Burning Brides is just about the brightest throwback to classic guitar rock since the White Stripes.

“Leave No Ashes,” the band’s second disc, is top-to-bottom rawk. The trio’s singer, guitarist, songwriter and mastermind, Coats goes to the wall with any metal band, blows kisses of Southern comfort and Western swagger and drapes it all in melody.

“I don’t think our sound is retro, but it’s been a long time since there’s been a slew of good rock bands that write songs with different styles and colors to them,” he says. “We mix in Nirvana, Oasis, the Pixies. It’s all about the songs.”

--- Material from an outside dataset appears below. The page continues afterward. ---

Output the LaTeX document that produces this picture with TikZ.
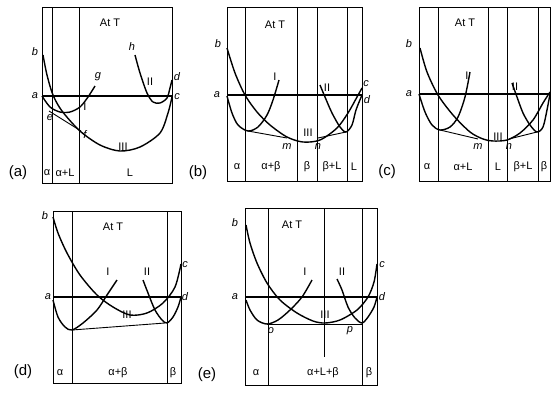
\documentclass[tikz,border=0pt]{standalone}
\usepackage{fontspec}
\setmainfont{Liberation Sans}

\begin{document}
\begin{tikzpicture}[
    x=1pt, y=-1pt,
    every node/.style={font=\fontsize{11}{13}\selectfont, inner sep=0pt},
    frame/.style={draw, line width=0.8pt},
    phase/.style={line width=0.8pt},
    tie/.style={line width=1.5pt},
    curve/.style={line width=1.4pt},
    tangent/.style={line width=0.9pt},
    pt/.style={font=\fontsize{11}{13}\selectfont\itshape},
    tag/.style={font=\fontsize{15}{17}\selectfont}
]
\useasboundingbox (0,0) rectangle (552,392);

% --- Panel (a) ---
\draw[frame] (42,7) rectangle (172,183);
\draw[phase] (52,7) -- (52,183);
\draw[phase] (79,7) -- (79,183);
\draw[tie] (42,96) -- (172,96);
\draw[curve] plot[smooth] coordinates {(43,55) (47,75) (53,95) (62,111) (80,131) (100,145) (120,151) (140,147) (160,133) (168,113) (172,97)};
\draw[curve] plot[smooth] coordinates {(42,96) (50,107) (60,112) (70,112) (80,107) (88,97) (95,86)};
\draw[curve] plot[smooth] coordinates {(135,55) (140,73) (147,93) (153,102) (160,103) (167,98) (170,88) (172,80)};
\draw[tangent] (49,111) -- (81,131);
\node (Ta) at (110,23) {At T};
\node[pt] (ba) at (35,52) {b};
\node[pt] (aa) at (35,96) {a};
\node[pt] (ea) at (50,118) {e};
\node[pt] (ga) at (98,77) {g};
\node[pt] (fa) at (85,135) {f};
\node[pt] (ha) at (132,47) {h};
\node[pt] (da) at (177,77) {d};
\node[pt] (ca) at (177,97) {c};
\node (Ia) at (85,107) {I};
\node (IIa) at (150,82) {II};
\node (IIIa) at (123,147) {III};
\node (p1a) at (47,173) {α};
\node (p2a) at (65,173) {α+L};
\node (p3a) at (130,173) {L};
\node[tag] (taga) at (18,173) {(a)};

% --- Panel (b) ---
\draw[frame] (227,7) rectangle (362,181);
\foreach \x in {245,297,317,347}
    \draw[phase] (\x,7) -- (\x,181);
\draw[tie] (227,95) -- (362,95);
\draw[curve] plot[smooth] coordinates {(227,96) (232,113) (238,125) (248,131) (258,127) (267,115) (273,100) (279,80)};
\draw[curve] plot[smooth] coordinates {(227,48) (235,73) (245,95) (257,112) (270,125) (287,137) (303,142) (320,140) (337,128) (348,113) (357,97) (362,88)};
\draw[curve] plot[smooth] coordinates {(320,85) (325,97) (332,113) (340,127) (346,132) (352,125) (356,110) (362,95)};
\draw[tangent] (248,131) -- (287,138);
\draw[tangent] (318,138) -- (346,132);
\node (Tb) at (275,25) {At T};
\node[pt] (bb) at (218,44) {b};
\node[pt] (ab) at (217,95) {a};
\node[pt] (cb) at (366,84) {c};
\node[pt] (db) at (367,100) {d};
\node[pt] (mb) at (287,147) {m};
\node[pt] (nb) at (318,147) {n};
\node (Ib) at (275,77) {I};
\node (IIb) at (327,88) {II};
\node (IIIb) at (308,133) {III};
\node (p1b) at (237,167) {α};
\node (p2b) at (271,167) {α+β};
\node (p3b) at (307,167) {β};
\node (p4b) at (332,167) {β+L};
\node (p5b) at (354,167) {L};
\node[tag] (tagb) at (198,173) {(b)};

% --- Panel (c) ---
\draw[frame] (419,7) rectangle (550,181);
\foreach \x in {438,488,507,538}
    \draw[phase] (\x,7) -- (\x,181);
\draw[tie] (419,94) -- (550,94);
\draw[curve] plot[smooth] coordinates {(419,94) (425,112) (432,125) (440,130) (450,127) (458,117) (465,97) (470,72)};
\draw[curve] plot[smooth] coordinates {(420,48) (427,72) (438,95) (453,115) (470,132) (483,139) (493,141) (507,140) (520,133) (533,120) (543,103) (550,92)};
\draw[curve] plot[smooth] coordinates {(512,83) (517,97) (523,113) (530,125) (537,132) (543,127) (547,110) (550,94)};
\draw[tangent] (440,130) -- (478,139);
\draw[tangent] (509,139) -- (537,132);
\node (Tc) at (465,23) {At T};
\node[pt] (bc) at (409,44) {b};
\node[pt] (ac) at (409,94) {a};
\node[pt] (mc) at (478,147) {m};
\node[pt] (nc) at (509,147) {n};
\node (Ic) at (467,76) {I};
\node (IIc) at (515,87) {II};
\node (IIIc) at (498,137) {III};
\node (p1c) at (427,167) {α};
\node (p2c) at (463,167) {α+L};
\node (p3c) at (498,167) {L};
\node (p4c) at (523,167) {β+L};
\node (p5c) at (544,167) {β};
\node[tag] (tagc) at (387,172) {(c)};

% --- Panel (d) ---
\draw[frame] (53,211) rectangle (181,383);
\draw[phase] (72,211) -- (72,383);
\draw[phase] (167,211) -- (167,383);
\draw[tie] (53,297) -- (181,297);
\draw[curve] plot[smooth] coordinates {(53,217) (58,233) (67,253) (80,275) (97,295) (113,307) (130,315) (147,313) (163,303) (175,287) (181,264)};
\draw[curve] plot[smooth] coordinates {(53,300) (58,317) (65,327) (72,330) (83,323) (97,310) (107,295) (117,280)};
\draw[curve] plot[smooth] coordinates {(143,280) (148,293) (155,310) (162,320) (167,323) (173,317) (178,307) (181,297)};
\draw[tangent] (72,330) -- (165,323);
\node (Td) at (113,227) {At T};
\node[pt] (bd) at (45,216) {b};
\node[pt] (ad) at (48,297) {a};
\node[pt] (cd) at (185,265) {c};
\node[pt] (dd) at (185,297) {d};
\node (Id) at (108,272) {I};
\node (IId) at (147,272) {II};
\node (IIId) at (127,315) {III};
\node (p1d) at (60,373) {α};
\node (p2d) at (118,373) {α+β};
\node (p3d) at (173,373) {β};
\node[tag] (tagd) at (23,372) {(d)};

% --- Panel (e) ---
\draw[frame] (245,208) rectangle (377,385);
\draw[phase] (268,208) -- (268,385);
\draw[phase] (324,208) -- (324,357);
\draw[phase] (362,208) -- (362,385);
\draw[tie] (245,297) -- (377,297);
\draw[curve] plot[smooth] coordinates {(246,225) (250,243) (257,263) (267,283) (280,300) (297,313) (313,321) (325,323) (340,320) (357,310) (368,297) (374,282) (377,264)};
\draw[curve] plot[smooth] coordinates {(246,300) (250,310) (257,320) (267,324) (278,320) (290,310) (302,297) (312,280)};
\draw[curve] plot[smooth] coordinates {(337,279) (342,290) (348,307) (355,318) (362,323) (368,317) (374,307) (377,297)};
\draw[tangent] (267,324) -- (362,324);
\node (Te) at (292,225) {At T};
\node[pt] (be) at (235,223) {b};
\node[pt] (ae) at (235,297) {a};
\node[pt] (ce) at (382,265) {c};
\node[pt] (de) at (382,297) {d};
\node[pt] (oe) at (271,331) {o};
\node[pt] (pe) at (350,331) {p};
\node (Ie) at (305,272) {I};
\node (IIe) at (342,272) {II};
\node (IIIe) at (325,315) {III};
\node (p1e) at (256,373) {α};
\node (p2e) at (323,373) {α+L+β};
\node (p3e) at (369,373) {β};
\node[tag] (tage) at (207,375) {(e)};

\end{tikzpicture}
\end{document}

Six years ago, in college, Coats–who grew up in Boston–met Melanie Campbell, and the two traveled the country together–Campbell learning how to play bass while Coats looked for a town with an inviting music scene and an affordable basement.

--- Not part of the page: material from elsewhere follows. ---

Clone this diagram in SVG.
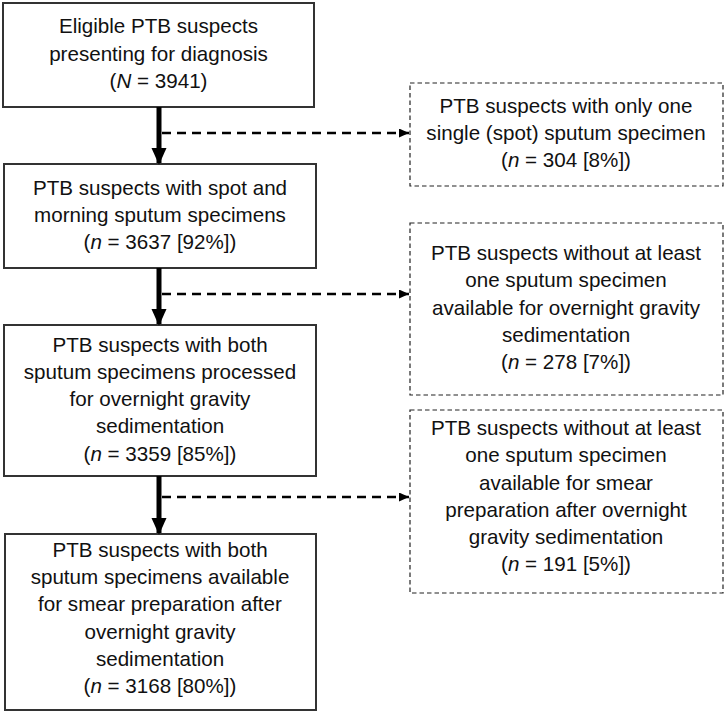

“I was like a rock ‘n’ roll Jack Kerouac,” Coats says. “We just went where the wind took us.”

They tried Portland and San Francisco before settling in Philadelphia, largely because it was cheaper than New York City but close enough to play gigs there. They connected with drummer Jason Kourkounis, put some songs together and found themselves in a bidding battle among record labels after performing at the eminent South By Southwest Festival in Austin, Texas.

At the time, bands such as Papa Roach and Limp Bizkit were setting rock’s course with stripped-down, in-your-face rap rock, but Coats grew up emulating the guitar heroes of yesteryear–Jimi Hendrix, Jimmy Page, Eddie Van Halen and even ZZ Top’s Billy Gibbons. He wanted to make music that put the guitar at the front of the mix, solos and all.

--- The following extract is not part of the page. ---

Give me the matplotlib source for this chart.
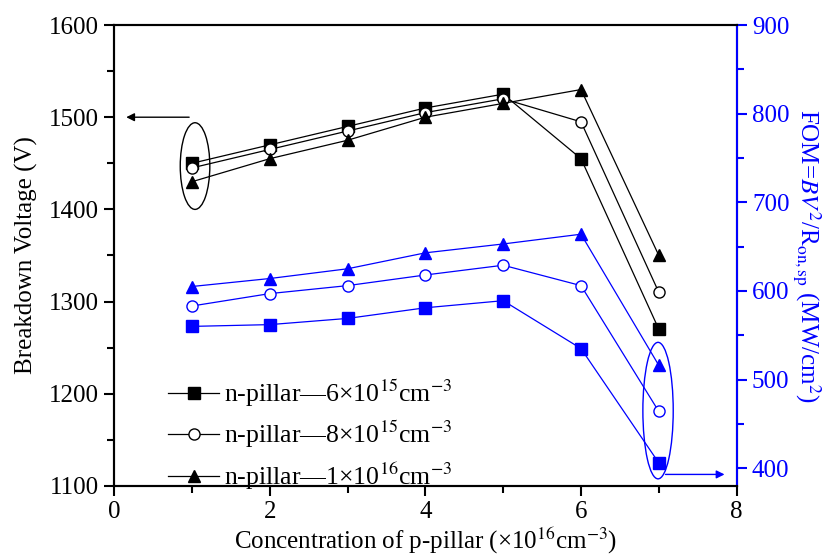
import matplotlib
matplotlib.use("Agg")
import matplotlib.pyplot as plt
from matplotlib.patches import Ellipse

plt.rcParams['font.family'] = ['Liberation Serif', 'DejaVu Serif']
plt.rcParams['mathtext.fontset'] = 'stix'

x = [1, 2, 3, 4, 5, 6, 7]
bv_6e15 = [1450, 1470, 1490, 1510, 1525, 1455, 1270]
bv_8e15 = [1445, 1465, 1485, 1505, 1520, 1495, 1310]
bv_1e16 = [1430, 1455, 1475, 1500, 1515, 1530, 1350]
fom_6e15 = [560, 562, 569, 581, 589, 535, 406]
fom_8e15 = [583, 597, 606, 618, 629, 606, 464]
fom_1e16 = [605, 614, 625, 643, 653, 664, 516]
labels = [r"n-pillar—6×10$^{15}$cm$^{-3}$",
          r"n-pillar—8×10$^{15}$cm$^{-3}$",
          r"n-pillar—1×10$^{16}$cm$^{-3}$"]

fig = plt.figure(figsize=(8.39, 5.56), dpi=100)
ax = fig.add_axes([0.136, 0.126, 0.742, 0.829])
ax2 = ax.twinx()

fs = 18
ms = 8
lw = 0.9
ax.plot(x, bv_6e15, '-', color='black', marker='s', ms=ms, lw=lw, label=labels[0])
ax.plot(x, bv_8e15, '-', color='black', marker='o', ms=ms, lw=lw, mfc='white', label=labels[1])
ax.plot(x, bv_1e16, '-', color='black', marker='^', ms=ms+1, lw=lw, label=labels[2])

blue = '#0000ff'
ax2.plot(x, fom_6e15, '-', color=blue, marker='s', ms=ms, lw=lw)
ax2.plot(x, fom_8e15, '-', color=blue, marker='o', ms=ms, lw=lw, mfc='white')
ax2.plot(x, fom_1e16, '-', color=blue, marker='^', ms=ms+1, lw=lw)

ax.set_xlim(0, 8)
ax.set_ylim(1100, 1600)
ax2.set_ylim(380, 900)
ax.set_xticks([0, 2, 4, 6, 8])
ax.set_xticks([1, 3, 5, 7], minor=True)
ax.set_yticks([1100, 1200, 1300, 1400, 1500, 1600])
ax.set_yticks([1150, 1250, 1350, 1450, 1550], minor=True)
ax2.set_yticks([400, 500, 600, 700, 800, 900])
ax2.set_yticks([450, 550, 650, 750, 850], minor=True)

for a in (ax, ax2):
    for s in a.spines.values():
        s.set_linewidth(1.5)
ax.tick_params(axis='both', which='major', direction='out', length=7.5, width=1.5, labelsize=fs, top=False, right=False)
ax.tick_params(axis='both', which='minor', direction='out', length=5, width=1.5, top=False, right=False)
ax2.tick_params(axis='y', which='major', direction='out', length=7.5, width=1.5, labelsize=fs, colors=blue)
ax2.tick_params(axis='y', which='minor', direction='out', length=5, width=1.5, colors=blue)
ax2.spines['right'].set_color(blue)

ax.set_xlabel(r"Concentration of p-pillar (×10$^{16}$cm$^{-3}$)", fontsize=fs, labelpad=2)
ax.set_ylabel("Breakdown Voltage (V)", fontsize=fs, labelpad=8)
ax2.set_ylabel(r"FOM=$BV^2$/R$_{\rm on,sp}$ (MW/cm$^2$)", fontsize=fs, color=blue, rotation=-90, labelpad=24)

ax.legend(loc='lower left', bbox_to_anchor=(0.07, -0.035), frameon=False, fontsize=18.5,
          handlelength=2.0, handletextpad=0.2, labelspacing=0.4, borderaxespad=0)

ax.add_patch(Ellipse((1.04, 1447), 0.38, 94, fill=False, lw=1, color='black'))
ax.annotate('', xy=(0.12, 1500), xytext=(1.0, 1500),
            arrowprops=dict(arrowstyle='-|>', color='black', lw=1, mutation_scale=12))
ax2.add_patch(Ellipse((6.99, 465), 0.39, 154, fill=False, lw=1, color=blue))
ax2.annotate('', xy=(7.88, 393), xytext=(7.05, 393),
             arrowprops=dict(arrowstyle='-|>', color=blue, lw=1, mutation_scale=12))

fig.savefig('out.png', dpi=100)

“You just have to be honest in your feelings, and I’m a guitar player first,” he says.

Burning Brides lucked into some high-profile tours right out of the starting gate, opening for Audioslave, Queens of the Stone Age and the White Stripes, among others. The tour to push “Leave No Ashes” is the band’s first as a national club headliner. Coats sees his band as “still very much the underdog.”

“Our first record was a little too self-conscious indie, and this record we didn’t worry about that so much,” he says. “If it’s catchy, let it be catchy. If it’s metal, let it be metal. I love bands like the Ramones that invented a sound, but we’re not about that. We’re about throwing people curveballs and watching people try to hit them.”

Burning Brides

When: 8 p.m. Friday

Where: The Bottom Lounge, 3206 N. Wilton Ave.